On s'est perdues à Pékin




Le temple des Lamas

Y'a des gens




La cité a été interdite.


"Autour de la cité interdite y'a des attrapes touristes, des enfants qui savent à peine marcher mais qui savent mendier en disant "Hallo", des mamans qui leur miment des gestes de pitié, des musiciens aveugles, des chauffeurs de pousse pousse qui nous disent "hallo", "Comment ce va?", y'en a un qui danse avec moi. Y'a des vieux avec des cannes, des parcours sur la grande muraille de Chine "hors circuits touristiques", des groupes avec des drapeaux et des casquettes. Des japonais qui veulent être pris en photos avec des occidentaux, des chinois qui prennent des occidentaux en photos, qui nous regardent, nous dévisagent, Toujours. On est comme des bêtes curieuses qu'ils observent sans complexe, sans tabou, sans distance. Ils s'approchent tout près. Pour nous regarder, ils arrètent tout.
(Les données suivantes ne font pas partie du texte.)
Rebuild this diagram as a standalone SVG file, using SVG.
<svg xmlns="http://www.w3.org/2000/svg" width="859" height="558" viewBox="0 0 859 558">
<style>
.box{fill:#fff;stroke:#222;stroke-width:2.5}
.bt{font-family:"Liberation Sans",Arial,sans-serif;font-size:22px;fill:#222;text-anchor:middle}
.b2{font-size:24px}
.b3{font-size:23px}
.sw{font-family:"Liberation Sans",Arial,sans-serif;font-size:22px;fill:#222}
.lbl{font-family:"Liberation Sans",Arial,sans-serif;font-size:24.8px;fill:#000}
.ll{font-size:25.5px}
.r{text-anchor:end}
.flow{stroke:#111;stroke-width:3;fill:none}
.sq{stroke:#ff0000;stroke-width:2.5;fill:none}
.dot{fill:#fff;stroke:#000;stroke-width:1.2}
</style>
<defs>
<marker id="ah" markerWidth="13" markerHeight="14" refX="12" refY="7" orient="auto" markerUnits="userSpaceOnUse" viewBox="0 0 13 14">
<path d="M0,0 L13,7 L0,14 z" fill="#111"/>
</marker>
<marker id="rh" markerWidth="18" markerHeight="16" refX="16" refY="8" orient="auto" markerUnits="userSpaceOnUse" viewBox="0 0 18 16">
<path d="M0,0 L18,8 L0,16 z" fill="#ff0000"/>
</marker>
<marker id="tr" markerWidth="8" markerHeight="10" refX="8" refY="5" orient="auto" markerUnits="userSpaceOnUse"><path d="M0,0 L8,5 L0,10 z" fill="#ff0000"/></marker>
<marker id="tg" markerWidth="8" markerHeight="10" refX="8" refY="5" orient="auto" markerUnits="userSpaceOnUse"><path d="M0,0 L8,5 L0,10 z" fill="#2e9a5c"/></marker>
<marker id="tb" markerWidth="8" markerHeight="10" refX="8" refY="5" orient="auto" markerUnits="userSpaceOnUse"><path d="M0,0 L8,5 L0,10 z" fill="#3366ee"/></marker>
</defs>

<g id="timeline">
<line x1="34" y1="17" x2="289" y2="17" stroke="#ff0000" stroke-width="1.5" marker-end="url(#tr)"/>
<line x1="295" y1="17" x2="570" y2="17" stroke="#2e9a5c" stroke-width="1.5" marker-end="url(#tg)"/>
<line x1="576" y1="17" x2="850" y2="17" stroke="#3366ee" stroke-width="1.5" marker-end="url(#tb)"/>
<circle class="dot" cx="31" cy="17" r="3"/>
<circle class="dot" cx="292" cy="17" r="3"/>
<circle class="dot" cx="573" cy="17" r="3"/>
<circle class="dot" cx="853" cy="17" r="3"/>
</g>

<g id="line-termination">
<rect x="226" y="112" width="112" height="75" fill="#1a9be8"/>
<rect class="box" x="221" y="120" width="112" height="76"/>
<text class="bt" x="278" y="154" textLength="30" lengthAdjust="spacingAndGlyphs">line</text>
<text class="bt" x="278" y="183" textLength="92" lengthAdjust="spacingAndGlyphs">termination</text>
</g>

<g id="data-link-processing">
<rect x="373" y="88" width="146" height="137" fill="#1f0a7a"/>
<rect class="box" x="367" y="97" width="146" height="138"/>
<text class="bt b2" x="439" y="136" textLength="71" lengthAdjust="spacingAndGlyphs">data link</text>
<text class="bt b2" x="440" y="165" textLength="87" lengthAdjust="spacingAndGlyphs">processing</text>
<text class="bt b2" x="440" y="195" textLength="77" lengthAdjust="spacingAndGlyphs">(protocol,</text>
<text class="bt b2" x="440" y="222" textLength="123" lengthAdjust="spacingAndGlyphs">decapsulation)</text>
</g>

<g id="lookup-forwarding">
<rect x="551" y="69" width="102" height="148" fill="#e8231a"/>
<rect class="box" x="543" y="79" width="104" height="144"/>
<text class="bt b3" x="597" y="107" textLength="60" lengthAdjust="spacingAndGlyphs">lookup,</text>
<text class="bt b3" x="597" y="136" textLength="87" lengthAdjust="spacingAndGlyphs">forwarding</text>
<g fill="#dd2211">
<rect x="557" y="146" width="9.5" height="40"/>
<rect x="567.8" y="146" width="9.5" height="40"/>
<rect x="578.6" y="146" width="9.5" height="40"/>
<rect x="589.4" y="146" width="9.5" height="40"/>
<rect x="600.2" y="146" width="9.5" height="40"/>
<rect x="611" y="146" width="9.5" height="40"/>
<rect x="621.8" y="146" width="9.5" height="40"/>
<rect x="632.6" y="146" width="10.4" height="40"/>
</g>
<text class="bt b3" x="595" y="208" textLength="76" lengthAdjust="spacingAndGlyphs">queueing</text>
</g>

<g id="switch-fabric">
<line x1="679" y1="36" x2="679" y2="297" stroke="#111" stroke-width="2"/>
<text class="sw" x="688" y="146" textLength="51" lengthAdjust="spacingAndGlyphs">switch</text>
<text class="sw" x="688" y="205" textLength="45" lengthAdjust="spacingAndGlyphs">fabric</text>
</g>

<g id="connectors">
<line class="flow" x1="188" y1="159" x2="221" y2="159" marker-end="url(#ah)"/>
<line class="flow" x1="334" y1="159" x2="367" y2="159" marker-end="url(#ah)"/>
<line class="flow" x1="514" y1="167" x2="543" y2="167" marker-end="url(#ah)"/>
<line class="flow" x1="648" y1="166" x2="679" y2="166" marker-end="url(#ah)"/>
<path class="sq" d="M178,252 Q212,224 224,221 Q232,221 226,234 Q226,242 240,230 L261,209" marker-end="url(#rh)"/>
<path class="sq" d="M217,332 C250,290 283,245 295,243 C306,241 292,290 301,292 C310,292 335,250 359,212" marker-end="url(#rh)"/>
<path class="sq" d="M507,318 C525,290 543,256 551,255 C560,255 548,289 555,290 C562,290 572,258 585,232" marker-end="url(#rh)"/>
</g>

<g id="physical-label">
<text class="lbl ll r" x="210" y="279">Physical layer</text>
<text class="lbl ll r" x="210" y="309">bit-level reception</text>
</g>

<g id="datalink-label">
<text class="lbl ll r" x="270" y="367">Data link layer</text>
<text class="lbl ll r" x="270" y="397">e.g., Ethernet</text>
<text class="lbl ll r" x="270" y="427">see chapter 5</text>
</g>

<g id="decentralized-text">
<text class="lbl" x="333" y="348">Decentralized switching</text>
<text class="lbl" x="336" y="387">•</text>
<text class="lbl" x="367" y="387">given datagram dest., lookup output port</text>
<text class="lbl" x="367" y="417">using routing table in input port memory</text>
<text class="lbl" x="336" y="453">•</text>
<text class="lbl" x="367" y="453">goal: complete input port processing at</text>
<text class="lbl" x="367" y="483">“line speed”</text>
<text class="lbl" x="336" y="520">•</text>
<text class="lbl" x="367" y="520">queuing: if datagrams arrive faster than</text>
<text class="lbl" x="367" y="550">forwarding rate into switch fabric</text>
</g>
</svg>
Quoiqu'ils fassent, ils arrètent..."

Arrivée à Beijing


"Mes pieds puent, mes cheveux me grattent, mes épaules m'insultent en concert avec mes pieds. Beijing c'est immense. Mais tout calme dans le matin. Tout posé. Même l'air a l'air calme et doux quand le vent passe sur nos joues. Les chinois s'arrêtent dés qu'ils nous voient arrivés. Ils nous observent en souriant et en commentant. L'hôtel est perdu au milieu d'un hutong. Petite ville basse. Un labyrinthes de vieilles petites maisons et de travaux, tout prés de la cité interdite et de la colline du charbon. Y'a le soleil, la poussière, les petites échoppes qui vendent d'étranges beignets garnis, une toute petite supérette avec du vrai thé vert, des vélos partout, suivis d'une remorque, de planches, d'un tas de bois. Y'a aussi des lampions et des signes chinois collés, brillants, sur toutes les portes. Tout à l'heure, y'avait l'horloge de la gare qui chantait. Une musique toute entière, qui plonge quelque part. En regardant autour on est variment ailleurs. Tout est autre. Même ces gens, ils n'ont pas la même forme, les mêmes voix, les mêmes attitudes. Ils ont des nouveaux sourirent. Et même sans tout comprendre, parfois de douces attentions. Entre un drôle de respect et une sacrée fascination, les échanges sont émouvants."